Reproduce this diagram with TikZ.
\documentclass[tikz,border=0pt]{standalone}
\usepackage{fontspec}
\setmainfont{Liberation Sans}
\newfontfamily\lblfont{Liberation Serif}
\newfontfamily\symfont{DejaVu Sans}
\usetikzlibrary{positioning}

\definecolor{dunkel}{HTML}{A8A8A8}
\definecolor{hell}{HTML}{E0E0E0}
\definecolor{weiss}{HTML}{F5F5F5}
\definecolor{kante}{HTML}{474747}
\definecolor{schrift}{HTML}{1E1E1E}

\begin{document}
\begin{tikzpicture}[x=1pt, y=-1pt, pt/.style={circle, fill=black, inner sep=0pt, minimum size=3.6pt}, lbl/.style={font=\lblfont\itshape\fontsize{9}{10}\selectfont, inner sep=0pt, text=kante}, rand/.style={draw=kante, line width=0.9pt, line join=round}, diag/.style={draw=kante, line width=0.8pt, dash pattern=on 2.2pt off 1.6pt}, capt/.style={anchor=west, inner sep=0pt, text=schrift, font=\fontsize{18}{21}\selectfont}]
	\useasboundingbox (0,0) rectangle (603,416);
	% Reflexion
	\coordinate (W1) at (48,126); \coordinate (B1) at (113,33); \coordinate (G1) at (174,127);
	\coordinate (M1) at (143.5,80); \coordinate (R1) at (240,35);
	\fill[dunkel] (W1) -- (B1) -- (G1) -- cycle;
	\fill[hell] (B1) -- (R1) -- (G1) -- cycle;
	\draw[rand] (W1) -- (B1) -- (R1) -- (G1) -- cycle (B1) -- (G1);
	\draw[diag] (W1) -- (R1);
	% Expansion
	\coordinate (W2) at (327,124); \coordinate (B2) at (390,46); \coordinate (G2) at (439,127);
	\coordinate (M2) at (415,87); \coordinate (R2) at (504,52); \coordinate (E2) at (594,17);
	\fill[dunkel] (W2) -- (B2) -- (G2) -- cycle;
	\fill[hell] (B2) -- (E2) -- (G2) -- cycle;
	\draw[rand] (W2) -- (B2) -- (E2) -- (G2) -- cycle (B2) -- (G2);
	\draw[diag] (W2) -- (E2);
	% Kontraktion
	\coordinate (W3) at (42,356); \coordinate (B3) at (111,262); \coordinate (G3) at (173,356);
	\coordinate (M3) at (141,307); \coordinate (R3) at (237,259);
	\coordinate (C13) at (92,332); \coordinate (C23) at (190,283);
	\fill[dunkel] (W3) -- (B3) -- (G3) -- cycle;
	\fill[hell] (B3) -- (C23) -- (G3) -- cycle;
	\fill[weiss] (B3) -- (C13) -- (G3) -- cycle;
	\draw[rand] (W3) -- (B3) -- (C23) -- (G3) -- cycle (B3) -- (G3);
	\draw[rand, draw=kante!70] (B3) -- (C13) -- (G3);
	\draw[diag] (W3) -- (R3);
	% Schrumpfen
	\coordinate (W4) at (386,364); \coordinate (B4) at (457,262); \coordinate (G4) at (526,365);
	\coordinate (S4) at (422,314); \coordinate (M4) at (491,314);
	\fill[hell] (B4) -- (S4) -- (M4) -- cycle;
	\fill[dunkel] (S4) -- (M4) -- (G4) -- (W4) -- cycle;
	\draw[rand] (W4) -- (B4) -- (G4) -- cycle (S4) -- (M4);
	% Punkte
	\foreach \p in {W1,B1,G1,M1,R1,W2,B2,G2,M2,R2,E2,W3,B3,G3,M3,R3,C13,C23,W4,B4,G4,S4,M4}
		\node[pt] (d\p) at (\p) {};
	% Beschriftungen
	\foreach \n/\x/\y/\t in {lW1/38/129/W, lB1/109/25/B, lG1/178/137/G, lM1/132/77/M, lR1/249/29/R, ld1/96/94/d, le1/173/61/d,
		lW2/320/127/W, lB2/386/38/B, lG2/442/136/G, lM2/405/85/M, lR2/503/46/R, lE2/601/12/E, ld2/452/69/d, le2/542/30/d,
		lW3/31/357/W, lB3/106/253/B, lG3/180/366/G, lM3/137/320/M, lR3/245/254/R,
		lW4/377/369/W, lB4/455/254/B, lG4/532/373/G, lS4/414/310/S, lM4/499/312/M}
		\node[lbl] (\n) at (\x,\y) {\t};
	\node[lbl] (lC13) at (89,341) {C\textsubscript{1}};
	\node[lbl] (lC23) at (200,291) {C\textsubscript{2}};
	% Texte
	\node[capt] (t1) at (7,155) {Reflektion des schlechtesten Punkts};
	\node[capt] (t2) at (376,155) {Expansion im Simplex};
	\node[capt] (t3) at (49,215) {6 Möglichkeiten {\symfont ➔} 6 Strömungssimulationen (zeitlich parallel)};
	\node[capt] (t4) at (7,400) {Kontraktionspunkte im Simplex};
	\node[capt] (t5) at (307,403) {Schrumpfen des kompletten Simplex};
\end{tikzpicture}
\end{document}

...

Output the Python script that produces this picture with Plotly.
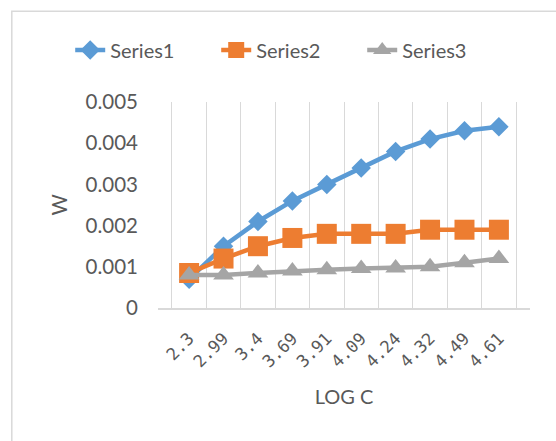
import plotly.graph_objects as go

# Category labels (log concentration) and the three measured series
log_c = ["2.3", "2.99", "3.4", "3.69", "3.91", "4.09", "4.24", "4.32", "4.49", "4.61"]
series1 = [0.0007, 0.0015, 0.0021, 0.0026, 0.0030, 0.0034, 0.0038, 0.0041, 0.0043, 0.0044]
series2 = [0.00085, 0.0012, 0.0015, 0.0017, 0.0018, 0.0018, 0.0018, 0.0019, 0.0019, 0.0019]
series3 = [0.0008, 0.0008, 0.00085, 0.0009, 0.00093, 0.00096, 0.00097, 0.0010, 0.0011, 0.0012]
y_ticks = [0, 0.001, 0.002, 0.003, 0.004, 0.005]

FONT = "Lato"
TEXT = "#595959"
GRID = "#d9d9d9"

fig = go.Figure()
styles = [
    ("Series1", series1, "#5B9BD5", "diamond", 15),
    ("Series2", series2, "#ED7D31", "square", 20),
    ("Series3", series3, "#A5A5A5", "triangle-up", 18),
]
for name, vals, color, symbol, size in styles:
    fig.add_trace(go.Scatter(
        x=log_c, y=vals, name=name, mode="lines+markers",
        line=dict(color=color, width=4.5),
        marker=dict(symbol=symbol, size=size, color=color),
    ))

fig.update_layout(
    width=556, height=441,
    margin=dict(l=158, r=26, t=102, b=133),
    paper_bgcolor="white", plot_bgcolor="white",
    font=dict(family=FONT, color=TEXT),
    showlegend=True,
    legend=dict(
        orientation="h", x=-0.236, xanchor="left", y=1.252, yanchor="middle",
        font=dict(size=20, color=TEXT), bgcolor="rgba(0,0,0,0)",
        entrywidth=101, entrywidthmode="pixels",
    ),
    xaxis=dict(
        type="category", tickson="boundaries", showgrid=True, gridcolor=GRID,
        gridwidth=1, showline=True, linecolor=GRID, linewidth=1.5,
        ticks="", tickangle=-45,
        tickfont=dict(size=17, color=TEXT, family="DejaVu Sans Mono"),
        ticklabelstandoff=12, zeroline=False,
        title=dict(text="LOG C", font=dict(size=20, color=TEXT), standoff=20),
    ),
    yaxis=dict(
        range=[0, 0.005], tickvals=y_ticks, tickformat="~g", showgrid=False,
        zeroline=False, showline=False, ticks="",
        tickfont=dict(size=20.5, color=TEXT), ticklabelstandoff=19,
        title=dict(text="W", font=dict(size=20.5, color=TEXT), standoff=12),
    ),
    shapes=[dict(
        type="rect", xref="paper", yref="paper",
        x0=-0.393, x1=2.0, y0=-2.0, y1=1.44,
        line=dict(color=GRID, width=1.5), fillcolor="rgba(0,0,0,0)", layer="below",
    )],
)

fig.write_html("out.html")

▶ [EXERCISE INSTRUCTIONS]
Copy the lines above exactly, starting with the line that contains "Output the Python" and ending with the line that contains "import plotly.graph_objects as go", and leave out any pictures.

▶ [RESPONSE]
Output the Python script that produces this picture with Plotly.
import plotly.graph_objects as go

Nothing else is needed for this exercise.